L’atrazine est interdite d'utilisation depuis plus de 12 ans et les vignes n’ont jamais trop vu la couleur de ce désherbant à maïs. La proportion de vignes dans les bassins versants de la Charente et de ses affluents depuis sa source est faible. Et la fameuse étude du CHU de Poitiers de 2011 conclut en effet à 29 % de maladie de Parkinson en plus dans le vignoble charentais comparativement à la population hors vignoble et à 19% en plus de cancers du sang de type lymphomes. Mais de là à dire comme dans l’article qu’il y a une "surmortalité dans le vignoble charentais", il y a de la marge.
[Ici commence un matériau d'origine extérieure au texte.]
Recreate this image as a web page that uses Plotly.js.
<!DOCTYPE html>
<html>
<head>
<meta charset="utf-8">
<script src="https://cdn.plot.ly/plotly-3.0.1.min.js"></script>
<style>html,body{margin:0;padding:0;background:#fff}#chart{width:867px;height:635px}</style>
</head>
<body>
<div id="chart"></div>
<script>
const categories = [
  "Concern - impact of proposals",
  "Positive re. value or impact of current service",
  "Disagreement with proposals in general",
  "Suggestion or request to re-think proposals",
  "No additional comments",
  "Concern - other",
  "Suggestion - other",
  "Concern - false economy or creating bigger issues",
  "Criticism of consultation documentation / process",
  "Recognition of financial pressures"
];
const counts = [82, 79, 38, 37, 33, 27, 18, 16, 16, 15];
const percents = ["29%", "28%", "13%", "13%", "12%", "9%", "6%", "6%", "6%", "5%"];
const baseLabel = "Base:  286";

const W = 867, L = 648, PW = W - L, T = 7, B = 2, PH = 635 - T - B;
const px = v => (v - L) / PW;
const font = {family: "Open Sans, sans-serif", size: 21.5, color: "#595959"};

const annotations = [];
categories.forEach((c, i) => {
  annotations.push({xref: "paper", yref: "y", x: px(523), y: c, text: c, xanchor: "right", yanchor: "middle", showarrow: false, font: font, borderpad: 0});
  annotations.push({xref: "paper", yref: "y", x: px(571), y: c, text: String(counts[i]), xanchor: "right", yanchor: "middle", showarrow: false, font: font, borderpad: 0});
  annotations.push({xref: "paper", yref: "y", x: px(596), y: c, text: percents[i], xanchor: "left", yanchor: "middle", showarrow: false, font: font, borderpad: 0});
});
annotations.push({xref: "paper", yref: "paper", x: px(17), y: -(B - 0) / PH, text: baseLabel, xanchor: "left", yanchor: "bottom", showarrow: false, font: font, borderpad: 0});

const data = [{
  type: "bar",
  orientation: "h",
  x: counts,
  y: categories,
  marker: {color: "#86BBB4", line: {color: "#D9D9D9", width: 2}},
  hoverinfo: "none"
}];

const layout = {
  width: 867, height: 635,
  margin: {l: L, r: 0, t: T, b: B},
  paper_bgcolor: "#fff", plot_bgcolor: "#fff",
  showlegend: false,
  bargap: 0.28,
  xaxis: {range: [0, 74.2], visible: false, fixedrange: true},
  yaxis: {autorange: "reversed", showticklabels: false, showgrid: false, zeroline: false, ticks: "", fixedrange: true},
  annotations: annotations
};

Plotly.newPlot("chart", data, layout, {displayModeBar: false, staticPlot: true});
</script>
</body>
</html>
L’étude AGRICAN (Agriculture et cancer) démontre même exactement le contraire. Et cela, malgré la surreprésentation de Parkinson et autres lymphomes chez les agriculteurs Tout simplement parce que ce ne sont qu'une infime partie des causes de mortalité ici comme ailleurs.
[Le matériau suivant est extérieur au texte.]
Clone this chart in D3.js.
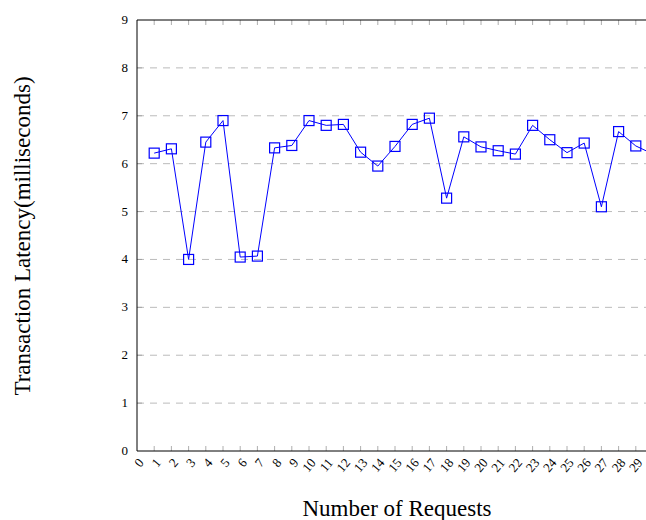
<!DOCTYPE html>
<html>
<head>
<meta charset="utf-8">
<script src="https://cdn.jsdelivr.net/npm/d3@7"></script>
<style>
  body { margin: 0; background: #fff; }
  text { font-family: "Liberation Serif", "DejaVu Serif", serif; }
</style>
</head>
<body>
<svg id="chart"></svg>
<script>
// request number vs latency in ms
const requests = d3.range(0, 31)
const latency = [null, 6.22, 6.31, 4.0, 6.45, 6.9, 4.05, 4.07, 6.33, 6.38, 6.9,
  6.8, 6.82, 6.24, 5.95, 6.36, 6.82, 6.95, 5.28, 6.56, 6.35,
  6.27, 6.2, 6.8, 6.5, 6.23, 6.43, 5.1, 6.67, 6.37, 6.2]
const yTicks = d3.range(0, 10)

const svg = d3.select('#chart')
  .attr('width', 646)
  .attr('height', 520)

const plotLeft = 137, plotTop = 20, plotBottom = 451
const x = d3.scaleLinear().domain([0, 30]).range([plotLeft, plotLeft + 30 * 17.2])
const y = d3.scaleLinear().domain([0, 9]).range([plotBottom, plotTop])

// dashed grid
svg.append('g')
  .selectAll('line')
  .data(yTicks.slice(1, 9))
  .join('line')
  .attr('x1', plotLeft).attr('x2', 660)
  .attr('y1', d => y(d)).attr('y2', d => y(d))
  .attr('stroke', '#bbb')
  .attr('stroke-width', 1)
  .attr('stroke-dasharray', '7,6')

// tick marks: bottom, top, left
const tickG = svg.append('g').attr('stroke', '#999').attr('stroke-width', 0.8)
requests.slice(1).forEach(d => {
  tickG.append('line').attr('x1', x(d)).attr('x2', x(d)).attr('y1', plotBottom).attr('y2', plotBottom - 5)
  tickG.append('line').attr('x1', x(d)).attr('x2', x(d)).attr('y1', plotTop).attr('y2', plotTop + 5)
})
yTicks.slice(1, 9).forEach(d => {
  tickG.append('line').attr('x1', plotLeft).attr('x2', plotLeft + 5).attr('y1', y(d)).attr('y2', y(d))
})

// frame
svg.append('line').attr('x1', plotLeft).attr('x2', 660).attr('y1', plotTop).attr('y2', plotTop).attr('stroke', '#000')
svg.append('line').attr('x1', plotLeft).attr('x2', 660).attr('y1', plotBottom).attr('y2', plotBottom).attr('stroke', '#000')
svg.append('line').attr('x1', plotLeft).attr('x2', plotLeft).attr('y1', plotTop).attr('y2', plotBottom).attr('stroke', '#000')

// y labels
svg.append('g')
  .selectAll('text')
  .data(yTicks)
  .join('text')
  .attr('x', plotLeft - 9)
  .attr('y', d => y(d) + 4)
  .attr('text-anchor', 'end')
  .style('font-size', '13px')
  .text(d => d)

// x labels rotated
svg.append('g')
  .selectAll('text')
  .data(requests)
  .join('text')
  .attr('transform', d => `translate(${x(d) + 4},${plotBottom + 9}) rotate(-50)`)
  .attr('text-anchor', 'end')
  .attr('dy', '0.35em')
  .style('font-size', '13px')
  .text(d => d)

// series
const pts = requests.map((d, i) => ({ r: d, v: latency[i] })).filter(d => d.v !== null)

svg.append('path')
  .datum(pts)
  .attr('fill', 'none')
  .attr('stroke', '#0000ff')
  .attr('stroke-width', 1)
  .attr('d', d3.line().x(d => x(d.r)).y(d => y(d.v)))

svg.append('g')
  .selectAll('rect')
  .data(pts)
  .join('rect')
  .attr('x', d => x(d.r) - 5)
  .attr('y', d => y(d.v) - 5)
  .attr('width', 10).attr('height', 10)
  .attr('fill', 'none')
  .attr('stroke', '#0000ff')
  .attr('stroke-width', 1.2)

// axis titles
svg.append('text')
  .attr('x', 397).attr('y', 516)
  .attr('text-anchor', 'middle')
  .style('font-size', '23px')
  .text('Number of Requests')

svg.append('text')
  .attr('transform', 'translate(30,236) rotate(-90)')
  .attr('text-anchor', 'middle')
  .style('font-size', '23px')
  .text('Transaction Latency(milliseconds)')
</script>
</body>
</html>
La surconsommation de médicaments est une des premières causes de mortalité en France chez les personnes âgée. Ce sont pourtant les médecins eux-mêmes qui nous prescrivent l’ingestion de produits chimiques pour nous soigner. La production agricole, y compris biologique (voir la liste), utilise des produits phytopharmaceutiques pour la protection des plantes. Toutes les productions industrielles utilisent des produits chimiques. Chacun de nous est au contact permanent de produits chimiques dans sa maison, sa voiture, au bureau ou dans son jardin. Au fur et à mesure de l’évolution des connaissances nous arbitrons sans cesse entre les risques encourus et les bénéfices attendus. Les deux sont bien évidemment parfaitement indissociables. Et les progrès à accomplir sont encore et toujours sans limites. Alors dans ce contexte, décerveler les français à coup d’annonces catastrophistes mal fondées n’est pas la meilleure façon de progresser et d'affronter l'avenir. Malheureusement, la surenchère a semble t-il encore de beaux jours devant elle compte tenu des difficultés que traverse la presse écrite. La recette du redressement des ventes est invariable. J’ai revu hier soir avec intérêt le très beau film Citizen Kane d’Orson Welles qui décrit cela très bien.
Une éminente spécialiste des gestions de crises médiatiques d’un grand groupe concluait il y a peu son exposé très pertient en conseillant de toujours rester zen. L’information la plus alarmante, quand elle grossit trop fort le trait, est très vite gommée et remplacée par une autre. Réagir n’est pas forcément nécessaire. Mais je pense qu'un peu d’antidote à ce type d'empoisonnement peut être utile non ?
Je suis arboriculteur, viticulteur et maire de Reignac. Mais aussi Président de l'Association Nationale Pommes Poires, membre de WAPA (World Apple and Pear Association) et secrétaire général d'Interfel.